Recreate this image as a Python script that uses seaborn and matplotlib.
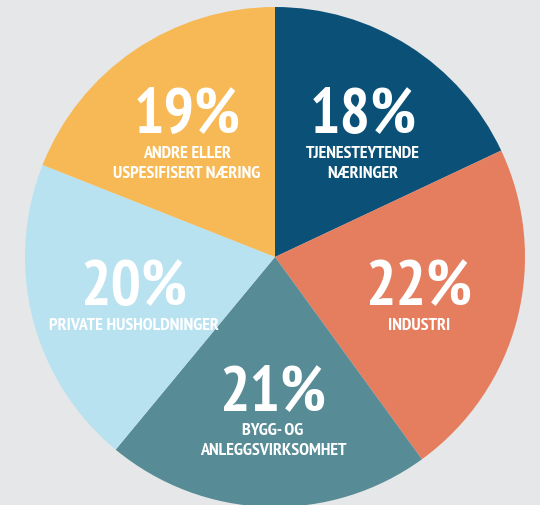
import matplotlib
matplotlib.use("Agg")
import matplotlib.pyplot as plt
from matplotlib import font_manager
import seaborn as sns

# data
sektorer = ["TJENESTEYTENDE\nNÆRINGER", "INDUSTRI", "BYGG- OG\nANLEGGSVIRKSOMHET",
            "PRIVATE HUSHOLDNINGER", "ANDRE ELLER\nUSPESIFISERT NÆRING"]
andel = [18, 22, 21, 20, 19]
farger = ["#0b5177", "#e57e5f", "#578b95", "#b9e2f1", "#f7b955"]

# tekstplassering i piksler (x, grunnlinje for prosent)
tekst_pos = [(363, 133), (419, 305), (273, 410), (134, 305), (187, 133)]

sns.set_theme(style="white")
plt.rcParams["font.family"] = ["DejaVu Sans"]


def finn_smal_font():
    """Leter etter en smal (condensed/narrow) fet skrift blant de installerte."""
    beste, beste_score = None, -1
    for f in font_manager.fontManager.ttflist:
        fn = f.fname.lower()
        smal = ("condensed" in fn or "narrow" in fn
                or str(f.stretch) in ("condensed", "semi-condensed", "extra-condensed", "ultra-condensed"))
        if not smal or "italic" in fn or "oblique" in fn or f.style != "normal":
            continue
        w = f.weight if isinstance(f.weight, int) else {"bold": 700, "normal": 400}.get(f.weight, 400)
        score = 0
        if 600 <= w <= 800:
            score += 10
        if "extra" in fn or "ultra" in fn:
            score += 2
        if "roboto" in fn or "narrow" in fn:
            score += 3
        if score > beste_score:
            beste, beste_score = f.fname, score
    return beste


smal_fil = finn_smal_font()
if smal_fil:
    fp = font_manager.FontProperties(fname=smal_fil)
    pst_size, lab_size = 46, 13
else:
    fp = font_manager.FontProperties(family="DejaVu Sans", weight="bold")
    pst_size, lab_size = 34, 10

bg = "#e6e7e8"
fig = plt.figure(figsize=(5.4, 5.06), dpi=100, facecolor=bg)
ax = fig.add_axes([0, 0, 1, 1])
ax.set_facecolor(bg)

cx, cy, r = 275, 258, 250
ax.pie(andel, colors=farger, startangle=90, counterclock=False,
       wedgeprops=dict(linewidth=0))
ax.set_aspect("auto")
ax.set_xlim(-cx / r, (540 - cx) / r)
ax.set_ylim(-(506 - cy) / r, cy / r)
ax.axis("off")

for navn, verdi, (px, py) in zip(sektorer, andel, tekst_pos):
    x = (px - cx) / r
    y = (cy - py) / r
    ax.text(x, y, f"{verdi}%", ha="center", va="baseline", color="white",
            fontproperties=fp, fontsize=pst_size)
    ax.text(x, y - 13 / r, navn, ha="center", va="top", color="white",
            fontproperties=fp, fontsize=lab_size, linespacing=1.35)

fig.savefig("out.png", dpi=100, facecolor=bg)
...
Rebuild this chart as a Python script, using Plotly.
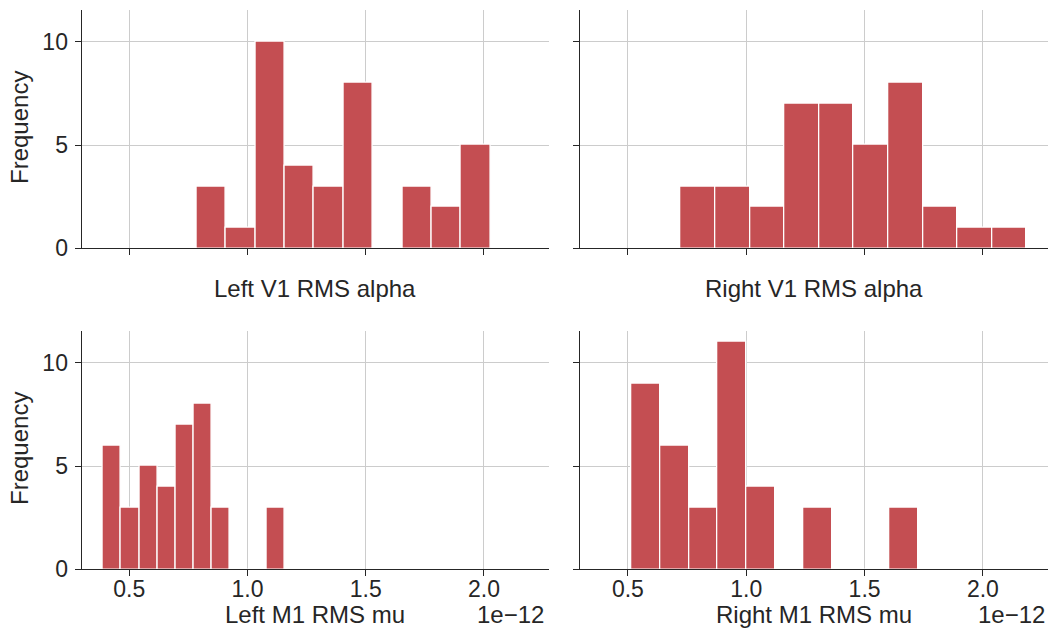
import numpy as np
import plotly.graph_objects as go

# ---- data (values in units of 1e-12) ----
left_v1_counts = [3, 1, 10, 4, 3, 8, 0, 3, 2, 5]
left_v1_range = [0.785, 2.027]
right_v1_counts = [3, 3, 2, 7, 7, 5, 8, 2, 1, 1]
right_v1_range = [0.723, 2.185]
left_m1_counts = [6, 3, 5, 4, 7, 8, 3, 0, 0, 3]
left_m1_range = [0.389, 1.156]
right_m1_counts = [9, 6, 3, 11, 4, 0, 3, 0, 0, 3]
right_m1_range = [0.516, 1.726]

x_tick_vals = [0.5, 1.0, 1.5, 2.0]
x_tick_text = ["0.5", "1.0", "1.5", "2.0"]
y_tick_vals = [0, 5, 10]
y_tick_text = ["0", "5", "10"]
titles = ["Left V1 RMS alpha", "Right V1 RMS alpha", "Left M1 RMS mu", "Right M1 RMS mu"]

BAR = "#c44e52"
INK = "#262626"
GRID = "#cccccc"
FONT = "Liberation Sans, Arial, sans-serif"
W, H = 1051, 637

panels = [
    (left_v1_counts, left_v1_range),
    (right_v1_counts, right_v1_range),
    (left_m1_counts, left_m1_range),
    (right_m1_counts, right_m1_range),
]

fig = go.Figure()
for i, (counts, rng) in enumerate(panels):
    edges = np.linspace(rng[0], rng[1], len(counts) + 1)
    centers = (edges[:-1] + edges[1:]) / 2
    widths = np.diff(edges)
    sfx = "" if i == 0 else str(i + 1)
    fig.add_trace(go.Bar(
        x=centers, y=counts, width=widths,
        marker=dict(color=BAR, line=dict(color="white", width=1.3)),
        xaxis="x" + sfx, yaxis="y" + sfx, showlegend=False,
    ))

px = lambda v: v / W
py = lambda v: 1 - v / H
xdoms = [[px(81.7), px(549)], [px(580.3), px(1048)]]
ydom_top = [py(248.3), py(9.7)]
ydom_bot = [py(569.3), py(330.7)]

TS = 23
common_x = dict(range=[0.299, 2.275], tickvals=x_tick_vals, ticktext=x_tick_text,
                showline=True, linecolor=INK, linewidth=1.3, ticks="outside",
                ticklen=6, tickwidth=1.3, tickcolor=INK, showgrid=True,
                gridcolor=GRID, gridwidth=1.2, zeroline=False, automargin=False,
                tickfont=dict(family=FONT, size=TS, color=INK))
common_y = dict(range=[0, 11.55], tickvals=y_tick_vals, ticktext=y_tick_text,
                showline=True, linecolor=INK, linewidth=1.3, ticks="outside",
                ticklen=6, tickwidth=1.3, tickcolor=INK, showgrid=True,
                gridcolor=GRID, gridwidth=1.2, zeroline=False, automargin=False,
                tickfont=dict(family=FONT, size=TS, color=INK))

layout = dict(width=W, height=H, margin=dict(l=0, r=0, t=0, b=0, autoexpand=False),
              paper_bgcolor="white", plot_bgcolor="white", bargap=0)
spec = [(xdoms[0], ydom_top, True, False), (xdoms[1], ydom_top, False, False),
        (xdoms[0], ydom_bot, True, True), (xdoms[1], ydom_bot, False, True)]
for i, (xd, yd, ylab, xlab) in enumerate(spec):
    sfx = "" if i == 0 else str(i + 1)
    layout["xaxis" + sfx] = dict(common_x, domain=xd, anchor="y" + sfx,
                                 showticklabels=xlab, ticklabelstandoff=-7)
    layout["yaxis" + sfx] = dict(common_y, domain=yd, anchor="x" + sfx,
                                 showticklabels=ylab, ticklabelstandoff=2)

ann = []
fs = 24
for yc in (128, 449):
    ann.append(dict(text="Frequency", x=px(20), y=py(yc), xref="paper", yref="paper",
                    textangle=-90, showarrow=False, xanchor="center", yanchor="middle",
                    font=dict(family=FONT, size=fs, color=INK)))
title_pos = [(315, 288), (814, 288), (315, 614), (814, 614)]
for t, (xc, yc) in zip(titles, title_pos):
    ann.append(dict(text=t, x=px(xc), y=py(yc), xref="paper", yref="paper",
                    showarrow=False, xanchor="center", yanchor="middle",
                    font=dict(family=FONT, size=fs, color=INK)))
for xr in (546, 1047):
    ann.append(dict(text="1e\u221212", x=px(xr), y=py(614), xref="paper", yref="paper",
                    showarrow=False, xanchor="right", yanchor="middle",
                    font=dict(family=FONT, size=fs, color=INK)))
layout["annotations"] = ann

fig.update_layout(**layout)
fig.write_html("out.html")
...
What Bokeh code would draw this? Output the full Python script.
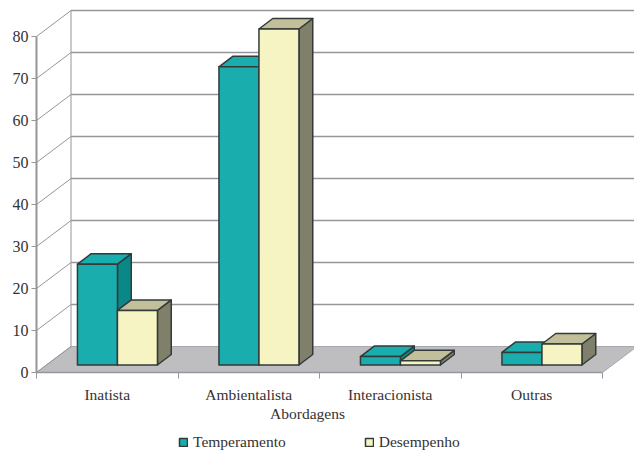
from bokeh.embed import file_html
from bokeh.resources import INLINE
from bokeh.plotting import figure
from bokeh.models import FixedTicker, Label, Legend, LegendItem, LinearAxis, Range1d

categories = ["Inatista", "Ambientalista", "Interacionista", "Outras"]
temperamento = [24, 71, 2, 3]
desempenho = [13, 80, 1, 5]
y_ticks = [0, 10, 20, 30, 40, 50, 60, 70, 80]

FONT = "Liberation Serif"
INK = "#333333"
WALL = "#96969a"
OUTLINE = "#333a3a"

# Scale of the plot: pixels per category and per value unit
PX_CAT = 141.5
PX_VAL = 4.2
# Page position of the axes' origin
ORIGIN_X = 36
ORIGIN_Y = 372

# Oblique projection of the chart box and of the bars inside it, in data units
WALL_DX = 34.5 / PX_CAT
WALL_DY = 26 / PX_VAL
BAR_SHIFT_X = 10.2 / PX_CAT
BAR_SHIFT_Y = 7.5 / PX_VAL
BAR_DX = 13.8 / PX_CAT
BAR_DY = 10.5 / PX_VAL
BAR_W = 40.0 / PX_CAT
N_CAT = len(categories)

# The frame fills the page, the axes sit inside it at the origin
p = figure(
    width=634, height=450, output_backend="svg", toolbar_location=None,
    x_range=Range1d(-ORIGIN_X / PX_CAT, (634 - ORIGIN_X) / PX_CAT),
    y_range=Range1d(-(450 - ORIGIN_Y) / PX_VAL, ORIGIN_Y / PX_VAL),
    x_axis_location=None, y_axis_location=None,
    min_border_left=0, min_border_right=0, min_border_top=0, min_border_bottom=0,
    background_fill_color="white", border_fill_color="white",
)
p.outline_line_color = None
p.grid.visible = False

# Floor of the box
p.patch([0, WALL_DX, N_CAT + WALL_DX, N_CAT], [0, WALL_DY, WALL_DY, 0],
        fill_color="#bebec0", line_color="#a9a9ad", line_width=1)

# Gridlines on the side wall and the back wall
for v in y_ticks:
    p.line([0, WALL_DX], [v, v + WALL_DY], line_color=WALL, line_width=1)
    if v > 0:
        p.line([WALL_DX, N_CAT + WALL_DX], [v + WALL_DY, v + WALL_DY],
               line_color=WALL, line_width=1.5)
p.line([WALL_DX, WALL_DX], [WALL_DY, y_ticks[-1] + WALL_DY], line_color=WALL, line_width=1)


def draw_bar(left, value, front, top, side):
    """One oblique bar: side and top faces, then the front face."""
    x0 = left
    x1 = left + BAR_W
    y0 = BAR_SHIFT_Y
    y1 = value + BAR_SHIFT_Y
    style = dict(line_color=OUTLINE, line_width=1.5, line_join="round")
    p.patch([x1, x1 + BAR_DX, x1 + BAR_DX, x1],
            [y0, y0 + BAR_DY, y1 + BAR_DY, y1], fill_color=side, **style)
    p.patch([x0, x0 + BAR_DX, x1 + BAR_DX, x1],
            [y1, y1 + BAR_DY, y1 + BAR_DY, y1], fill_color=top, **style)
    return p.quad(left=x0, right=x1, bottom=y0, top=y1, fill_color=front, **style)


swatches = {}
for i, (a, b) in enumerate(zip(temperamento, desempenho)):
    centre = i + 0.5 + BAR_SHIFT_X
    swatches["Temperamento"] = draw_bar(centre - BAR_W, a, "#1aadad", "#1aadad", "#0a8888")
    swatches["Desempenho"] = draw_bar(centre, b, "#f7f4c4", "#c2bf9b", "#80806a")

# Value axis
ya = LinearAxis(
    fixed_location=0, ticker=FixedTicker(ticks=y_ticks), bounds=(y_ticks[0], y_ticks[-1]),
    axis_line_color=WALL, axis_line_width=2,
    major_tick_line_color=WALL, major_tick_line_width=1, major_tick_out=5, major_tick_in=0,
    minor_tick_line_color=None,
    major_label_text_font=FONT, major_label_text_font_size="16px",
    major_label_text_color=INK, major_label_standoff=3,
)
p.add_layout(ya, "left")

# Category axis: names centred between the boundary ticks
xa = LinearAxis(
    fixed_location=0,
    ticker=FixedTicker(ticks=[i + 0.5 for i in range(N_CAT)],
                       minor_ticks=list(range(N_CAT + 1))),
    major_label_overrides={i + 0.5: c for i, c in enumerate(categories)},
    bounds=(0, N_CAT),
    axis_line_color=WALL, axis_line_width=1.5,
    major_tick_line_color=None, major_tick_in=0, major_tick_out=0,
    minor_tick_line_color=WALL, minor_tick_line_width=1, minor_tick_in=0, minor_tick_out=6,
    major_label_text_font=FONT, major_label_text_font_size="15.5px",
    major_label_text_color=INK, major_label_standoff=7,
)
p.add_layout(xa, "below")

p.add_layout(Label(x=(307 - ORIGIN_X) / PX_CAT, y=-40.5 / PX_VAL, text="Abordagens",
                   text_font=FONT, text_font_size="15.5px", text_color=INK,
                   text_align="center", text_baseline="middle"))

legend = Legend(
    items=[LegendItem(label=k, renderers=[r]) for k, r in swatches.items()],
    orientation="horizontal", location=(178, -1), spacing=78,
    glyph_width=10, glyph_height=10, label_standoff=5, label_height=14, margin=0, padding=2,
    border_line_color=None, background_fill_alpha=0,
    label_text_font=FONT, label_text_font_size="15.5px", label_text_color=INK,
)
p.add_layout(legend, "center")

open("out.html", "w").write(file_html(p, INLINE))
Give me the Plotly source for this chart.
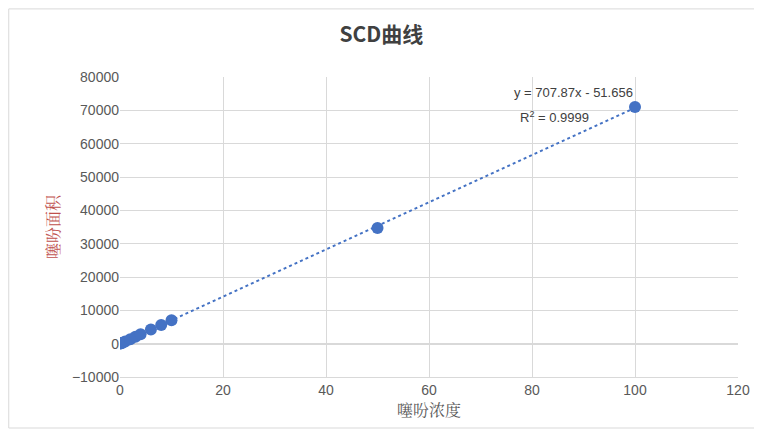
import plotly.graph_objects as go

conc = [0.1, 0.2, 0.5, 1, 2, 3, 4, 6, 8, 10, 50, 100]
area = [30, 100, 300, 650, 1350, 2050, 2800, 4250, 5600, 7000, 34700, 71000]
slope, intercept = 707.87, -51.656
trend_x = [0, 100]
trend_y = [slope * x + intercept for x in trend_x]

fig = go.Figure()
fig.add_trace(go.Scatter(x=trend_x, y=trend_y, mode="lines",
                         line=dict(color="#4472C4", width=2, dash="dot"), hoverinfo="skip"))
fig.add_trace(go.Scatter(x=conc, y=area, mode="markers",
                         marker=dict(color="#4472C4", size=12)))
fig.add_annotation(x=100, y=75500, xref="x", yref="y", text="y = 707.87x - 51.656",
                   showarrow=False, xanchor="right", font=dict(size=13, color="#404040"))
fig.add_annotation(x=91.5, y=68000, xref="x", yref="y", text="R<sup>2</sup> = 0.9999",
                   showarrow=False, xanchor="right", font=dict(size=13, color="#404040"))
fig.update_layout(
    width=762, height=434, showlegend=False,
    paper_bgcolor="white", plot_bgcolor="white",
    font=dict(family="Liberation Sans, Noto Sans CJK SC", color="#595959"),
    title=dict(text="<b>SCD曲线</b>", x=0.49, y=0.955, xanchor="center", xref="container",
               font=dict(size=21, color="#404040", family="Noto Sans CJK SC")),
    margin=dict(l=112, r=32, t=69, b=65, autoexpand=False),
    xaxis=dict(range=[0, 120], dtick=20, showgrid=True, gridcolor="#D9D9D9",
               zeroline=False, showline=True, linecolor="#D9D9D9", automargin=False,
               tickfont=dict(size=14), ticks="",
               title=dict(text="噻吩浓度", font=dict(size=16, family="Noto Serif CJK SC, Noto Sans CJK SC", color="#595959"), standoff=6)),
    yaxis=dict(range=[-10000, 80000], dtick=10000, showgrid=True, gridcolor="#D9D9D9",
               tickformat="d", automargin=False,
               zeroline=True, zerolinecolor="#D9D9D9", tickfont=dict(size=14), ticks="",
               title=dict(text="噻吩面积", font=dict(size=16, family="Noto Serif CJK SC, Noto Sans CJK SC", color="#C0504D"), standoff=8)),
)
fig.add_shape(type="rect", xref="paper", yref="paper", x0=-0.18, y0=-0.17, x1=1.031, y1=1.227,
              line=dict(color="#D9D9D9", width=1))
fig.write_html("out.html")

**Task**
Look above for the line with "Recreate this image"; quote it and every line after it, stopping after the line with "import seaborn as sns", exactly, with nothing added and without pictures.

**The reply**
Recreate this image as a Python script that uses seaborn and matplotlib.
import matplotlib
matplotlib.use("Agg")
import matplotlib.pyplot as plt
from matplotlib import font_manager
import seaborn as sns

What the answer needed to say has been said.